The Nordic people would see massive gains in land area, offset by the fact that their fjords are dry. The British Isles would have stopped being islands 400m of drainage ago, and they, along with a lot of currently-underwater shelf to the south of the Channel, would be under a renewed Norman invasion (the British Fleet's defeat of the Spanish Armada wouldn't make the Brits a dominant world power for another 150 years or so).
The draining of the seas would happen pretty fast, as there would be a ridiculously large area of former Asian shoreline for the seas to drain into. I'd expect seafaring vessels in the Mediterranean and northern Scandinavia to be in for quite a ride east, one they very well may not survive.
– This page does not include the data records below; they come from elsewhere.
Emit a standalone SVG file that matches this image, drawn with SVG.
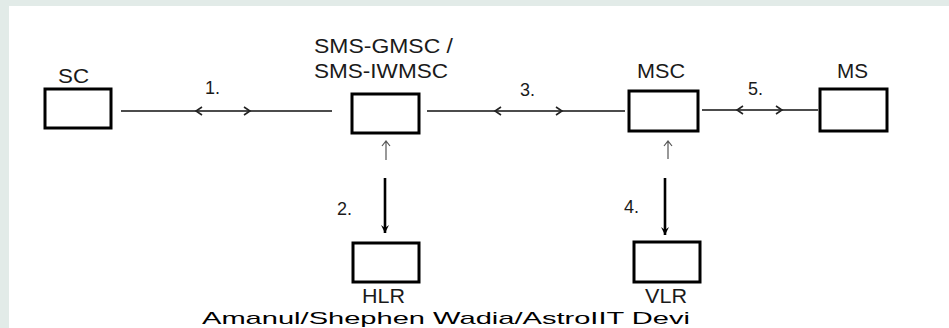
<svg xmlns="http://www.w3.org/2000/svg" width="949" height="328" viewBox="0 0 949 328">
<style>
.box{fill:#fff;stroke:#000;stroke-width:3}
.lbl{font-family:"Liberation Sans",Arial,sans-serif;font-size:20px;fill:#1a1a1a}
.num{font-family:"Liberation Sans",Arial,sans-serif;font-size:18px;fill:#1a1a1a}
.ln{stroke:#111;stroke-width:1.5;fill:none}
.chev{stroke:#222;stroke-width:1.6;fill:none}
.up{stroke:#555;stroke-width:1.2;fill:none}
.down{stroke:#000;stroke-width:2.6;fill:none}
.cap{font-family:"Liberation Sans",Arial,sans-serif;font-size:17px;fill:#000}
</style>
<defs>
<marker id="downHead" markerWidth="10" markerHeight="12" refX="5" refY="11" markerUnits="userSpaceOnUse">
<path d="M1,3 L5,11 L9,3 L5,6 Z" fill="#000"/>
</marker>
</defs>
<rect x="0" y="0" width="949" height="328" fill="#e2ebe8"/>
<rect x="9" y="6" width="940" height="322" fill="#fff"/>

<g id="connectors">
<line class="ln" x1="121" y1="111" x2="332" y2="111"/>
<polyline class="chev" points="202,107 196,111 202,115"/>
<polyline class="chev" points="244,107 250,111 244,115"/>
<line class="ln" x1="427" y1="111" x2="625" y2="111"/>
<polyline class="chev" points="501,107 495,111 501,115"/>
<polyline class="chev" points="556,107 562,111 556,115"/>
<line class="ln" x1="702" y1="110" x2="818" y2="110"/>
<polyline class="chev" points="743,106 737,110 743,114"/>
<polyline class="chev" points="776,106 782,110 776,114"/>
<path class="up" d="M386,160 L386,141 M382,146 L386,141 L390,146"/>
<line class="down" x1="385" y1="178" x2="385" y2="233" marker-end="url(#downHead)"/>
<path class="up" d="M668,159 L668,141 M664,146 L668,141 L672,146"/>
<line class="down" x1="665" y1="178" x2="665" y2="235" marker-end="url(#downHead)"/>
<text class="num" x="205" y="94">1.</text>
<text class="num" x="337" y="215">2.</text>
<text class="num" x="520" y="96">3.</text>
<text class="num" x="624" y="213">4.</text>
<text class="num" x="748" y="95">5.</text>
</g>

<g id="SC">
<rect class="box" x="45" y="89" width="66" height="39"/>
<text class="lbl" x="58" y="83" textLength="31" lengthAdjust="spacingAndGlyphs">SC</text>
</g>
<g id="SMS-GMSC">
<rect class="box" x="352" y="94" width="67" height="39"/>
<text class="lbl" x="314" y="53" textLength="139" lengthAdjust="spacingAndGlyphs">SMS-GMSC /</text>
<text class="lbl" x="314" y="78" textLength="134" lengthAdjust="spacingAndGlyphs">SMS-IWMSC</text>
</g>
<g id="MSC">
<rect class="box" x="629" y="91" width="69" height="40"/>
<text class="lbl" x="637" y="78" textLength="48" lengthAdjust="spacingAndGlyphs">MSC</text>
</g>
<g id="MS">
<rect class="box" x="820" y="89" width="67" height="42"/>
<text class="lbl" x="837" y="78" textLength="31" lengthAdjust="spacingAndGlyphs">MS</text>
</g>
<g id="HLR">
<rect class="box" x="353" y="243" width="66" height="39"/>
<text class="lbl" x="362" y="303" textLength="43" lengthAdjust="spacingAndGlyphs">HLR</text>
</g>
<g id="VLR">
<rect class="box" x="634" y="242" width="66" height="40"/>
<text class="lbl" x="645" y="303" textLength="42" lengthAdjust="spacingAndGlyphs">VLR</text>
</g>
<text class="cap" x="202" y="324" textLength="488" lengthAdjust="spacingAndGlyphs">Amanul/Shephen Wadia/AstroIIT Devi</text>
</svg>
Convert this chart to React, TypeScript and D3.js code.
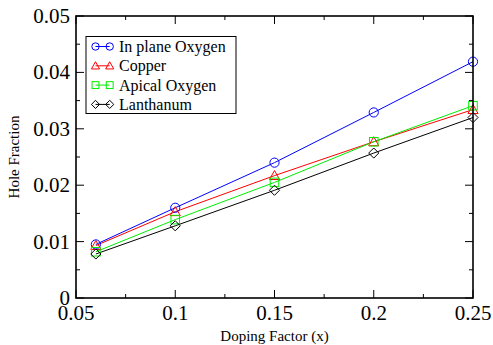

We are talking about a hole 12,000 feet deep where Asia used to be, after all, so sea floors above that level around the former Asian continent would turn into mile-high waterfalls.
Another slightly interesting thing will happen within hours of the continent's disappearance; as inrushing water, converging on all sides, meets in the middle of the former continent. As if a massive drain in ocean levels weren't enough, within a few hours, the leading edge of each bordering ocean or sea will collide in a fantastic fountain of seawater. A few hours after that, any coastal towns unlucky enough to have villagers exploring the dozens of miles of new beach created will get to experience a tidal wave of the backwash from this mid-sea collision, as the fountain settles back down to (rapidly-decreasing) sea level. So on top of the roughly billion people you just disappeared on the continent itself, add in another few thousand over-curious villagers washed into oblivion by the aftermath.
When everything calms down, there will be some lasting effects far beyond the creation of new land bridges in Europe and Australasia. Without Asia and the Middle East, Europe would not have picked itself back up out of the Dark Ages that consumed most of the first millenium AD and quite a bit of the second. To be fair, most of the developments borrowed from the Far East were a few centuries old in Europe by the Renaissance, however Renaissance Europe continued to benefit from trade and diplomacy with the Ottomans and points east through the Reformation years. It's very likely that this massive disruption in the world order could plunge Europe right back into the Dark Ages, as long-distance trade collapses (all the port cities now being several miles inland, and not all the water routes replace by land bridges), making the Renaissance a dim spot of light in what could end up being more than a millenium of stagnation of human progress in science and technology.
The New World wouldn't be colonized by the Spanish, as Spain's naval might would likely collapse fairly quickly in the 1400s with the loss of its existing ports after the Great Asian Disappearance, far earlier than the defeat of Philip's Spanish Armada by the British in 1588. The British would have some trouble too; no longer isolated by the English Channel and with most Southern English ports now landlocked, we'd very likely see the French and Germans both steamrolling the Brits in competing bids to control the newly-appeared land. The Nordic peoples would be in slightly better shape, especially Norway; their port facilities would be stranded high up in the mountains, but the Scandinavian fjords are natural deepwater ports. The Swedes' and Finns' ports are cut off from the North Sea and Atlantic by the new Jutland Land Bridge, but the Norwegians would be among the least affected, still able to travel to Greenland, Iceland and Nova Scotia. With English and Spanish exploration stymied, we really could be celebrating Eriksson Day instead of Columbus Day, as the Nordic explorers would have an extra hundred years or more to colonize present-day New England and Virginia. As long as they made a lasting peace with the Native Americans, and avoided smallpox (never endemic in Scandinavia, so Native Americans north of the Rio Grande weren't fully exposed to it until English colonization in the 17th Century), it's very likely continental Europeans would never take hold in the New World, and a combination of Native Americans and Nordic settlers would dominate modern-day North American civilization.